## Material supplied
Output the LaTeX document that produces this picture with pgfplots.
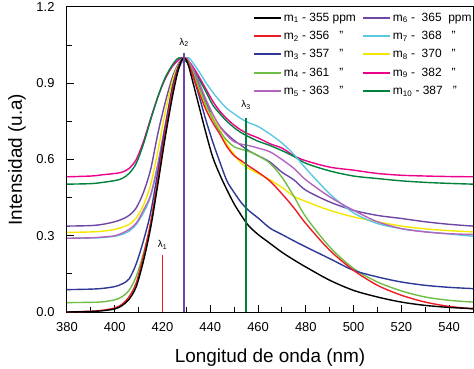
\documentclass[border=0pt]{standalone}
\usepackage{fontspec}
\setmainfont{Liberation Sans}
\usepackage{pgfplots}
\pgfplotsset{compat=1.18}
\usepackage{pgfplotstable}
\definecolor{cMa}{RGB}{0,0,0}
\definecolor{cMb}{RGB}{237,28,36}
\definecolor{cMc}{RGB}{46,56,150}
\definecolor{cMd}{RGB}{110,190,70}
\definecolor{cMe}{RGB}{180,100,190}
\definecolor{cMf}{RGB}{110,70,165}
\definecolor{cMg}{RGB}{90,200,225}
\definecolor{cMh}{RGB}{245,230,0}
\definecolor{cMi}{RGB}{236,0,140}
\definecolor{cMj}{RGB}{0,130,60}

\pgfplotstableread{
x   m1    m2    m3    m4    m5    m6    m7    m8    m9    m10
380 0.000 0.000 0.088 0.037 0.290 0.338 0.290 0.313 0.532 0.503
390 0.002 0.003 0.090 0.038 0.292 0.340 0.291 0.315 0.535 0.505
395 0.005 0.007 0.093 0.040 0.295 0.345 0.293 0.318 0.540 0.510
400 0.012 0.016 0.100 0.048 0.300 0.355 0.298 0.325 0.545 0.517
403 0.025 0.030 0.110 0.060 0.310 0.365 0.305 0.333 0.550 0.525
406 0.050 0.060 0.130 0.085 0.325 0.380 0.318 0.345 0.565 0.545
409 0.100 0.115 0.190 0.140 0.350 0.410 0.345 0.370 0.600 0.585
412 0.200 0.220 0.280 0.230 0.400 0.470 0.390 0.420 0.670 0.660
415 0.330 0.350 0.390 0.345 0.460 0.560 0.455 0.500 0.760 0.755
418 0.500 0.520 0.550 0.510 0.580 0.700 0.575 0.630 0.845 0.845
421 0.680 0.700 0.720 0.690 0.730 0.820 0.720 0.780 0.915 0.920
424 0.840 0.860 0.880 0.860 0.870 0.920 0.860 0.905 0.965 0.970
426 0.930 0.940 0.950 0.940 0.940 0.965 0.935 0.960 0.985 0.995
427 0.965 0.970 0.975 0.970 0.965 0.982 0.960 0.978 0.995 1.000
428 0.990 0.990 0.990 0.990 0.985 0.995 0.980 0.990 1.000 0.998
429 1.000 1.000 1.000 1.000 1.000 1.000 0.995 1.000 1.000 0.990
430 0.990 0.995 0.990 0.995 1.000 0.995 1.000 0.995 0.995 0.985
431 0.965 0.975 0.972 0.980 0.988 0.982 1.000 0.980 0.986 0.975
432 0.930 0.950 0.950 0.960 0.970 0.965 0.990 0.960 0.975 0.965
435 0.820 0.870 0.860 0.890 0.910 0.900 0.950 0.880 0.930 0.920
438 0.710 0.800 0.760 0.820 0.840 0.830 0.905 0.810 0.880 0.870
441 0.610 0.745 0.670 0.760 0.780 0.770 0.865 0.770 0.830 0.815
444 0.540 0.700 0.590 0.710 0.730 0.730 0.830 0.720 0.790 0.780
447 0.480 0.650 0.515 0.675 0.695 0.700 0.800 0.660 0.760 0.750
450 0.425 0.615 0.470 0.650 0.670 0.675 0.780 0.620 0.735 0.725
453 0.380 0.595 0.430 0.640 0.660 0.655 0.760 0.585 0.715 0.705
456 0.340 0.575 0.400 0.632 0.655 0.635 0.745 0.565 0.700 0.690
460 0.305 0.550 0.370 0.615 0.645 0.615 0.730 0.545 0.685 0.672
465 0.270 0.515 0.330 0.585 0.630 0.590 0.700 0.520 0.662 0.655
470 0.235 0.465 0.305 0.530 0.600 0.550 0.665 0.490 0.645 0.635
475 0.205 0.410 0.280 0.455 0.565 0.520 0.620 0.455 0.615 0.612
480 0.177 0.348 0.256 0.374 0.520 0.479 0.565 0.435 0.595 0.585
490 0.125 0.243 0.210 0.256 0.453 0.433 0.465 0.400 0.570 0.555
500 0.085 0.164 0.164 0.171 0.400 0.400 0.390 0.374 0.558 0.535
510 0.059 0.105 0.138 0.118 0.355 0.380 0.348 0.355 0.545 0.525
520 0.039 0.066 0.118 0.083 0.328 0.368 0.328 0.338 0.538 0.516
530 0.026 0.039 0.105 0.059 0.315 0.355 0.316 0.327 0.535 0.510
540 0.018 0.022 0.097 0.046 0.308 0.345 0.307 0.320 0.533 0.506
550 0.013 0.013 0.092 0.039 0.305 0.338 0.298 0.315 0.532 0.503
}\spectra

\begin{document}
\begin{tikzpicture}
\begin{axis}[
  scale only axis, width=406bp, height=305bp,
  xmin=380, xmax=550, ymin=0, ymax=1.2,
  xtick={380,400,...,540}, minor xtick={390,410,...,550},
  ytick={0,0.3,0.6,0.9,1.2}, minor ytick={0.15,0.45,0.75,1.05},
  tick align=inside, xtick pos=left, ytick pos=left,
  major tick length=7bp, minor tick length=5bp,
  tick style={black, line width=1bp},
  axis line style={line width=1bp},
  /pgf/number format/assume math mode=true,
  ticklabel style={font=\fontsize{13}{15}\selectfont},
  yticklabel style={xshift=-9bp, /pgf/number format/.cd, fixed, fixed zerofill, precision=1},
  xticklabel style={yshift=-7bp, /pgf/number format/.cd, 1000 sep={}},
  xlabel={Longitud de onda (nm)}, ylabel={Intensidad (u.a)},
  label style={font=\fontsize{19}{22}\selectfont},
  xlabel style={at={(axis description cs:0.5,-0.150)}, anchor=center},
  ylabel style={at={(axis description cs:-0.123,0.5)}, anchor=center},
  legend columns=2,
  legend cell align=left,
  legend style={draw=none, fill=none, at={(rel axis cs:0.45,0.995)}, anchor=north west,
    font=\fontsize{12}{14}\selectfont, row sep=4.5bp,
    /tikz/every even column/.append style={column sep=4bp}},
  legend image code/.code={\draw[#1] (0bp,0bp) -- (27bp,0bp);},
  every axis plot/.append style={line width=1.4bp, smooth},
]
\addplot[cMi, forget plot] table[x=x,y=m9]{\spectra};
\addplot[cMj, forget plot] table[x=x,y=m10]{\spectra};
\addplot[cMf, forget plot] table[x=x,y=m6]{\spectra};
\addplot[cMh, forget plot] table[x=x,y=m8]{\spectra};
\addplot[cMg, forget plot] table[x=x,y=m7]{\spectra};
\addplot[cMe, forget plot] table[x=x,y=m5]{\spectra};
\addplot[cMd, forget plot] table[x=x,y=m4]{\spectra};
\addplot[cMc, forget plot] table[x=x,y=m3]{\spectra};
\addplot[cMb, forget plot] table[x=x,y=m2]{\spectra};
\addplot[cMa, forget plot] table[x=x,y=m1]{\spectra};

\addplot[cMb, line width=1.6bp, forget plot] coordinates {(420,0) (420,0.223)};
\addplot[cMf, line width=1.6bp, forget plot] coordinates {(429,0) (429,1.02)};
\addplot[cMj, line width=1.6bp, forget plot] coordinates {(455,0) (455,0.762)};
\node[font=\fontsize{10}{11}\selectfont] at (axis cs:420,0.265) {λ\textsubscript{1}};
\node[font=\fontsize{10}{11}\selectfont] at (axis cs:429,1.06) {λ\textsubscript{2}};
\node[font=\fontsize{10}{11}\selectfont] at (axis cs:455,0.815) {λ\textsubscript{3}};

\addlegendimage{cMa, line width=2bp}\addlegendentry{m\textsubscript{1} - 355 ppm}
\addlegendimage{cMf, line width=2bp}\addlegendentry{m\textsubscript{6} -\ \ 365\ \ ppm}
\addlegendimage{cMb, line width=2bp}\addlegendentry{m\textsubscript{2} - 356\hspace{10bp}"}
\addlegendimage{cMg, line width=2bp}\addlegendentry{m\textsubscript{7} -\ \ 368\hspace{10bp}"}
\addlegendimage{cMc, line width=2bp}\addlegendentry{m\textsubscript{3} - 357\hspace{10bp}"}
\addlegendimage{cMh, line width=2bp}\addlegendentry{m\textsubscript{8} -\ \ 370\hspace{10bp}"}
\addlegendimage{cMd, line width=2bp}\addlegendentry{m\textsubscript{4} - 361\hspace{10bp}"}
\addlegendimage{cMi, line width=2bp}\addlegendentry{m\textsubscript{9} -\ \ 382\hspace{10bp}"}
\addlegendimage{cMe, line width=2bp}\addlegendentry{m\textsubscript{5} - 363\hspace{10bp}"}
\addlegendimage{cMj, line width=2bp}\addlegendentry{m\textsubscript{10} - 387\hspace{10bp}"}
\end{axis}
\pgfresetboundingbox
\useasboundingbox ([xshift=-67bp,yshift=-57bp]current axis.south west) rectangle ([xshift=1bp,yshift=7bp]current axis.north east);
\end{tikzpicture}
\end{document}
---
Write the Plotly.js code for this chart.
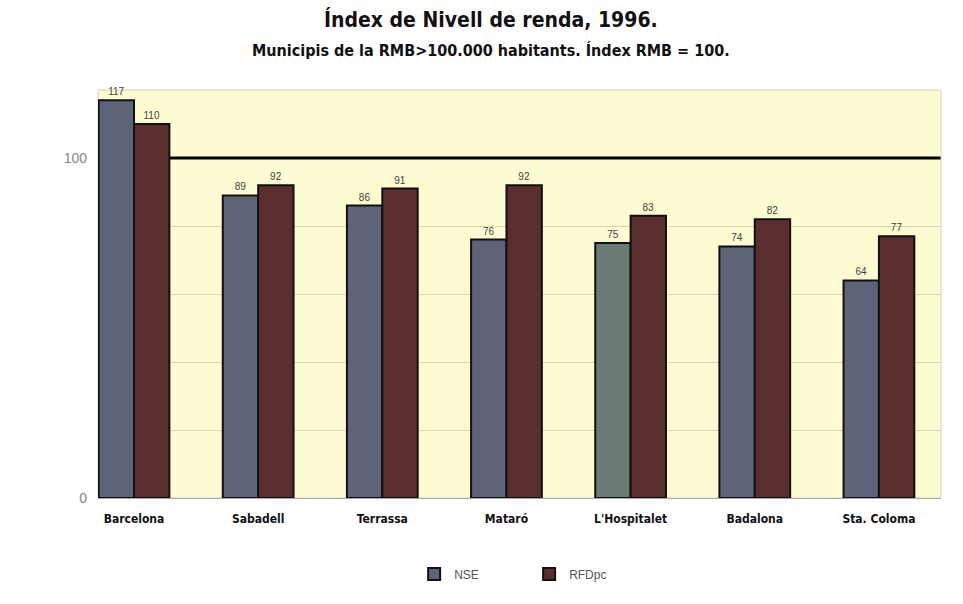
==
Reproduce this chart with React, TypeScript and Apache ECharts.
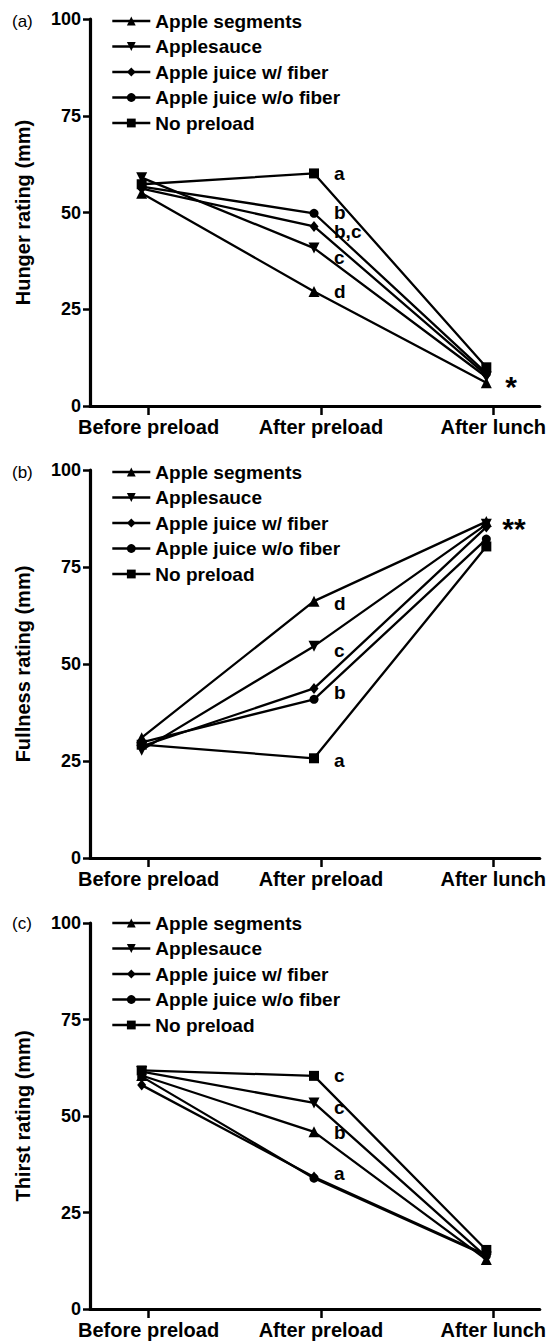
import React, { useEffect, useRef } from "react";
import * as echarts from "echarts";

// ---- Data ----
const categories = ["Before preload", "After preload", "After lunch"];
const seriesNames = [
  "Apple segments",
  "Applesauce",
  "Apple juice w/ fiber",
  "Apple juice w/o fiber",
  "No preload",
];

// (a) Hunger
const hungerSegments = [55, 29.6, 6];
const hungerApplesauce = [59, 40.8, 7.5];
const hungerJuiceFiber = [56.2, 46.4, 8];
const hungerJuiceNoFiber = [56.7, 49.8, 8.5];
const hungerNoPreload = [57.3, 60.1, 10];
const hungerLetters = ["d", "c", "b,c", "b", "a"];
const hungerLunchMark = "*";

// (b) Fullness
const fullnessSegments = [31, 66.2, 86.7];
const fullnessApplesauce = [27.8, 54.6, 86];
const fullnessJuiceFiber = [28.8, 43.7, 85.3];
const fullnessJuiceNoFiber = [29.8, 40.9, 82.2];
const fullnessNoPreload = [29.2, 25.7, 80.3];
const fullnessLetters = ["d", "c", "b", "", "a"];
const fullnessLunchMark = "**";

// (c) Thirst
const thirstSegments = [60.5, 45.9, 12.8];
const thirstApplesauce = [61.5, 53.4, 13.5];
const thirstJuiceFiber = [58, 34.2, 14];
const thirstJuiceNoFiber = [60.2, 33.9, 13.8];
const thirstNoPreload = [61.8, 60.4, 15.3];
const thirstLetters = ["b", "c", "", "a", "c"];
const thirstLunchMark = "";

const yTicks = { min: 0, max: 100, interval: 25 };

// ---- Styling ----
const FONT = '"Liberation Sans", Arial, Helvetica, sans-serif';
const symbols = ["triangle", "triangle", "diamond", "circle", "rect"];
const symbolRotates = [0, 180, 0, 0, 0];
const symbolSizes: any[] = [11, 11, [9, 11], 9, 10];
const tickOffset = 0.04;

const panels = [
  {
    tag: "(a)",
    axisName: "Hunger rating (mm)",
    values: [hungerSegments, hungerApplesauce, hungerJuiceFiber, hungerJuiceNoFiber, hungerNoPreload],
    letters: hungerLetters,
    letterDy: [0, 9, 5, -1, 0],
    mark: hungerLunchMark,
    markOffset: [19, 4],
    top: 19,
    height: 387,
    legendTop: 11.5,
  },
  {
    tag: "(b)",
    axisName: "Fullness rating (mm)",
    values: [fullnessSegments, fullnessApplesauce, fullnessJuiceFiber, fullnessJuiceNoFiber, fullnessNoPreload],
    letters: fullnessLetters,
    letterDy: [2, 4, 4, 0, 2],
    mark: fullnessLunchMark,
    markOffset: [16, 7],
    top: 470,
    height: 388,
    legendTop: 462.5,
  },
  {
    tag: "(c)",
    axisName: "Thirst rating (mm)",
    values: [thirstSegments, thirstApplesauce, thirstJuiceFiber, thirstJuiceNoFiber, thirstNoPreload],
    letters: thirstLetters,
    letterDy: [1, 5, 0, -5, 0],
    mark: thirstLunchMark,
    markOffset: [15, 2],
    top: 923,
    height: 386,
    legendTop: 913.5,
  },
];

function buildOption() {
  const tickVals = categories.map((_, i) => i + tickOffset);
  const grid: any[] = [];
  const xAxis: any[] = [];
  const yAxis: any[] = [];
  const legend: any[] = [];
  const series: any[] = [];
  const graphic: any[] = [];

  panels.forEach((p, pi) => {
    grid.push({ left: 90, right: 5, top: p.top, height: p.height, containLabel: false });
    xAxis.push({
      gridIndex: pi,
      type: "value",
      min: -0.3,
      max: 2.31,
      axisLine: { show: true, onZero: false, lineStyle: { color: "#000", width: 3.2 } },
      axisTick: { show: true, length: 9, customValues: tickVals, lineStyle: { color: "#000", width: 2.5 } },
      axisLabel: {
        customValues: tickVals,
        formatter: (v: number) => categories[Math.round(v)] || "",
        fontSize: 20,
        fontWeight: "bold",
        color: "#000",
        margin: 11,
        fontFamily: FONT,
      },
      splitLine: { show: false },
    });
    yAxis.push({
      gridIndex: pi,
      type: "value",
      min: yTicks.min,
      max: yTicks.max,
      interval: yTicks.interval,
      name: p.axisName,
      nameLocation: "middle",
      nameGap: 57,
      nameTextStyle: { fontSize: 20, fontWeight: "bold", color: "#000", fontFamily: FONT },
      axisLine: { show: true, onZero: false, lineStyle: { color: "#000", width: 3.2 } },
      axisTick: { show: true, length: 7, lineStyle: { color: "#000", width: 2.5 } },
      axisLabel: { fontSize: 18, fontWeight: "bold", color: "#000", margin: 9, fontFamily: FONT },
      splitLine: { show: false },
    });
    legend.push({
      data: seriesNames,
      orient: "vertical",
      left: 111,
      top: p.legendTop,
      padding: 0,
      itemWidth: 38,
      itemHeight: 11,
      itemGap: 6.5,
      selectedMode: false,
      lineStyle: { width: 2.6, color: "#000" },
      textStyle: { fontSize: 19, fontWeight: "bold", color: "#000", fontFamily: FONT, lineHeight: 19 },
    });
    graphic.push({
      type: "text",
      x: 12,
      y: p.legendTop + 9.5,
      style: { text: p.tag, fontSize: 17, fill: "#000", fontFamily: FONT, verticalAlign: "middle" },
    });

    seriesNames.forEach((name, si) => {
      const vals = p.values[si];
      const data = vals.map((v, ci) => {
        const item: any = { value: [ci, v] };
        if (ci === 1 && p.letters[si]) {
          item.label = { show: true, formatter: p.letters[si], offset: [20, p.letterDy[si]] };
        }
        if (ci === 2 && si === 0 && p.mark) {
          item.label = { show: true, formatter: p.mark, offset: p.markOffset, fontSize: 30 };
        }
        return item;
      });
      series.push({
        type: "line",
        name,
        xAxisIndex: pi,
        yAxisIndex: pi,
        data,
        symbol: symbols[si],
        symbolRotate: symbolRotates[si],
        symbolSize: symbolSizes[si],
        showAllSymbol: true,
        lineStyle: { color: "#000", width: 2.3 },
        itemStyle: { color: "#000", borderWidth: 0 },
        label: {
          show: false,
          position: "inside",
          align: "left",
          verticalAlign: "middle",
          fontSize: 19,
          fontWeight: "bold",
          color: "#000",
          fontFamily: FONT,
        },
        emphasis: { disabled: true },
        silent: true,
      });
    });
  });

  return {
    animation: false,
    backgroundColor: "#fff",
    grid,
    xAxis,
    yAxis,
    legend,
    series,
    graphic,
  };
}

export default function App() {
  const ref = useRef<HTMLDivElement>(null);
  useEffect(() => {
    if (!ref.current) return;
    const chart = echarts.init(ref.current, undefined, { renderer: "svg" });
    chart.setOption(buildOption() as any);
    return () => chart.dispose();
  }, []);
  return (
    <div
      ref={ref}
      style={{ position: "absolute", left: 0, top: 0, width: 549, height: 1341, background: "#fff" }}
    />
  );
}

## Short problem
Select every line of the material above holding the word "code" and copy it.

## Task solution
  legend image code/.code={\draw[#1] (0bp,0bp) -- (27bp,0bp);},
Write the Plotly.js code for this chart.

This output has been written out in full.